* _Given task_: Tally the lines that include "chart". Output the number only.

* _Stored data_:
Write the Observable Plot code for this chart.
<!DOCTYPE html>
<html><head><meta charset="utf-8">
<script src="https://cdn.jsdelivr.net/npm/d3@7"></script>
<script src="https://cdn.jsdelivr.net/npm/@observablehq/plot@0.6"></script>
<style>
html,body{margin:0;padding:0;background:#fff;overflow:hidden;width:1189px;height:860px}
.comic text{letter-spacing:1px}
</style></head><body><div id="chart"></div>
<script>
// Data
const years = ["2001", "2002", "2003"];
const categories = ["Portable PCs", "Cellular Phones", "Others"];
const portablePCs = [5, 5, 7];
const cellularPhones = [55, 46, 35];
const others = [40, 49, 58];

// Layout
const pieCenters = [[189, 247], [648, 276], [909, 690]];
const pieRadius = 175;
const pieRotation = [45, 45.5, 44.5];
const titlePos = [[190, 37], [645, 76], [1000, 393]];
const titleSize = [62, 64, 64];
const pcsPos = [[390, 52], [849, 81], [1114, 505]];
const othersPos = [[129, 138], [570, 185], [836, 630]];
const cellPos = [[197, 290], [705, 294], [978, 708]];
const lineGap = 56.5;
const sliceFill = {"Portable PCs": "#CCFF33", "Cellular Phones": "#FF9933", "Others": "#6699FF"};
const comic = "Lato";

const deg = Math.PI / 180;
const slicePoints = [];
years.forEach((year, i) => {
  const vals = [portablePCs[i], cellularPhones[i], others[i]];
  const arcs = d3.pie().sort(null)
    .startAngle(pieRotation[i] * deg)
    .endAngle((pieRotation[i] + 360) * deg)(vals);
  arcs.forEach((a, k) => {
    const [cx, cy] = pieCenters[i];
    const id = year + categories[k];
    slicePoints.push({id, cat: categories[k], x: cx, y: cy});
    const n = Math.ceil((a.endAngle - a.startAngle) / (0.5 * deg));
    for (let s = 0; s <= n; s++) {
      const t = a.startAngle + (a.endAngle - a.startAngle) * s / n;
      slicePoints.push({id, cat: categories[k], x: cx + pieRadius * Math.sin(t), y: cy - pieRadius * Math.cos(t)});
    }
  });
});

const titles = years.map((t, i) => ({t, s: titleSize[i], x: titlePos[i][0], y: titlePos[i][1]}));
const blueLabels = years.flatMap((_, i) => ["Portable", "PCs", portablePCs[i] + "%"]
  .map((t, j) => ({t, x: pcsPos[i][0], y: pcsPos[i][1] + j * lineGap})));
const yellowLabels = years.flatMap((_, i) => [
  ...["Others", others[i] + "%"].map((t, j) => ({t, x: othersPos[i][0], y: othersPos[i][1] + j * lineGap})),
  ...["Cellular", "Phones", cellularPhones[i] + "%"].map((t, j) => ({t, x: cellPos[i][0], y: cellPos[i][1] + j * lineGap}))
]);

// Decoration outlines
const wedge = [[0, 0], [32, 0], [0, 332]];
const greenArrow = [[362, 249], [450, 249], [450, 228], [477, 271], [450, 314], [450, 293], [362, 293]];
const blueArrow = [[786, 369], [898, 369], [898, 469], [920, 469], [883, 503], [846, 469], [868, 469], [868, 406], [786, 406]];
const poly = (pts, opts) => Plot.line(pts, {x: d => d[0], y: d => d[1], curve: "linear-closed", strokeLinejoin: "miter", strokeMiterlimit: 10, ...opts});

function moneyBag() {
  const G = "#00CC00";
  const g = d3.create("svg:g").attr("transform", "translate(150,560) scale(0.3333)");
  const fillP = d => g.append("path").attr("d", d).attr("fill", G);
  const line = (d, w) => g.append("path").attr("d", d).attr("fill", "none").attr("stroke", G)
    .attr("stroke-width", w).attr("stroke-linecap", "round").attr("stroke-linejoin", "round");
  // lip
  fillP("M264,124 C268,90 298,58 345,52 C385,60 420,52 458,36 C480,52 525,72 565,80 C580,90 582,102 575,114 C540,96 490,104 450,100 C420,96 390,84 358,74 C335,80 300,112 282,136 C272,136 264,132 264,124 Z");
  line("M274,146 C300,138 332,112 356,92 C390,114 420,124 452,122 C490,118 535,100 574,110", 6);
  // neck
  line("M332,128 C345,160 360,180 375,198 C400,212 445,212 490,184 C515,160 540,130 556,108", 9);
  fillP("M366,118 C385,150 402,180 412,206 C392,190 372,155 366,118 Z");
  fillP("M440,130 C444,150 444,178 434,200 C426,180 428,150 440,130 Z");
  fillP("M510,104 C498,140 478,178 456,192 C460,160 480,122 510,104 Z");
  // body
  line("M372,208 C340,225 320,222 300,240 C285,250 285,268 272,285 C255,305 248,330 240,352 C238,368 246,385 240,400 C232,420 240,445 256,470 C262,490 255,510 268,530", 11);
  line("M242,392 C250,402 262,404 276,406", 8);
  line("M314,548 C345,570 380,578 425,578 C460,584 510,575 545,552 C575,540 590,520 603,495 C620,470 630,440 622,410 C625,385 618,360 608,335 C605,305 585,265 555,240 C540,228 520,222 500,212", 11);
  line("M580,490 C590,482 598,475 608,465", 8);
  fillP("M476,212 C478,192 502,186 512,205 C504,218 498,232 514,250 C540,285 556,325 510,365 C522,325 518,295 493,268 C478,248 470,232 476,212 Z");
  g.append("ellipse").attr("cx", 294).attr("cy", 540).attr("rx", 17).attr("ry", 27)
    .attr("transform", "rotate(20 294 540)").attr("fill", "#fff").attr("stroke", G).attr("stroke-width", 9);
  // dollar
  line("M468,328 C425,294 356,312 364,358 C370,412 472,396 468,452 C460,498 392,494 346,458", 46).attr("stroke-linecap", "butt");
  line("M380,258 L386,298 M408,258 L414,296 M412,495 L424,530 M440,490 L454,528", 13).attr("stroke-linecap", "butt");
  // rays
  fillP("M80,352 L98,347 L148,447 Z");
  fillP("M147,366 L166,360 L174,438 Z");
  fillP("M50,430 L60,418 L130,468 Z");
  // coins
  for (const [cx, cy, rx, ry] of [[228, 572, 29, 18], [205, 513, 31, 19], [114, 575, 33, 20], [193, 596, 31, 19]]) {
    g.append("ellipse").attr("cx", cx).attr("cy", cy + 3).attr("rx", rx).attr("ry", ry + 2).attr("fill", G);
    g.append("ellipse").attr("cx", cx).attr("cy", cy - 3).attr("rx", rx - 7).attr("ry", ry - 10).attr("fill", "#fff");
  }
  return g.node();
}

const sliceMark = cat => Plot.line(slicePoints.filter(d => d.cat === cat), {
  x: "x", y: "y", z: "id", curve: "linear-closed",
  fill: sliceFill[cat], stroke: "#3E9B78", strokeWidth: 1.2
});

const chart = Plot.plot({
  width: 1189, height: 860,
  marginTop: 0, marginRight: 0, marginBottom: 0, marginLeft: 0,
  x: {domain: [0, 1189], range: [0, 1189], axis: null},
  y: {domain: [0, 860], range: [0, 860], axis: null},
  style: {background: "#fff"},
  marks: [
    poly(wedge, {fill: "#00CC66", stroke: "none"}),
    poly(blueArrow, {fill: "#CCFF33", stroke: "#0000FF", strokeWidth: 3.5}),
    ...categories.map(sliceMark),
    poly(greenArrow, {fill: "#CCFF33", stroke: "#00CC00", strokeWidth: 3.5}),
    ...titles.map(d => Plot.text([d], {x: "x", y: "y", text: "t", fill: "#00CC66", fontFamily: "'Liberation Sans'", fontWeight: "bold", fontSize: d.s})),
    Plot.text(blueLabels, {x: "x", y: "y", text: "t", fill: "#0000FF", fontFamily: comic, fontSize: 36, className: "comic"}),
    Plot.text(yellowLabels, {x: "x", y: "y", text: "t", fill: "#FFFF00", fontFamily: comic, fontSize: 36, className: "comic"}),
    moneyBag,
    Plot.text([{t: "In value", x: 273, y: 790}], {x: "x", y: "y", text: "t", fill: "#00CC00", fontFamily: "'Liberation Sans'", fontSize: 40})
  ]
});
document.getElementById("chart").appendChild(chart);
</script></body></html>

* _Answer to this problem_: 4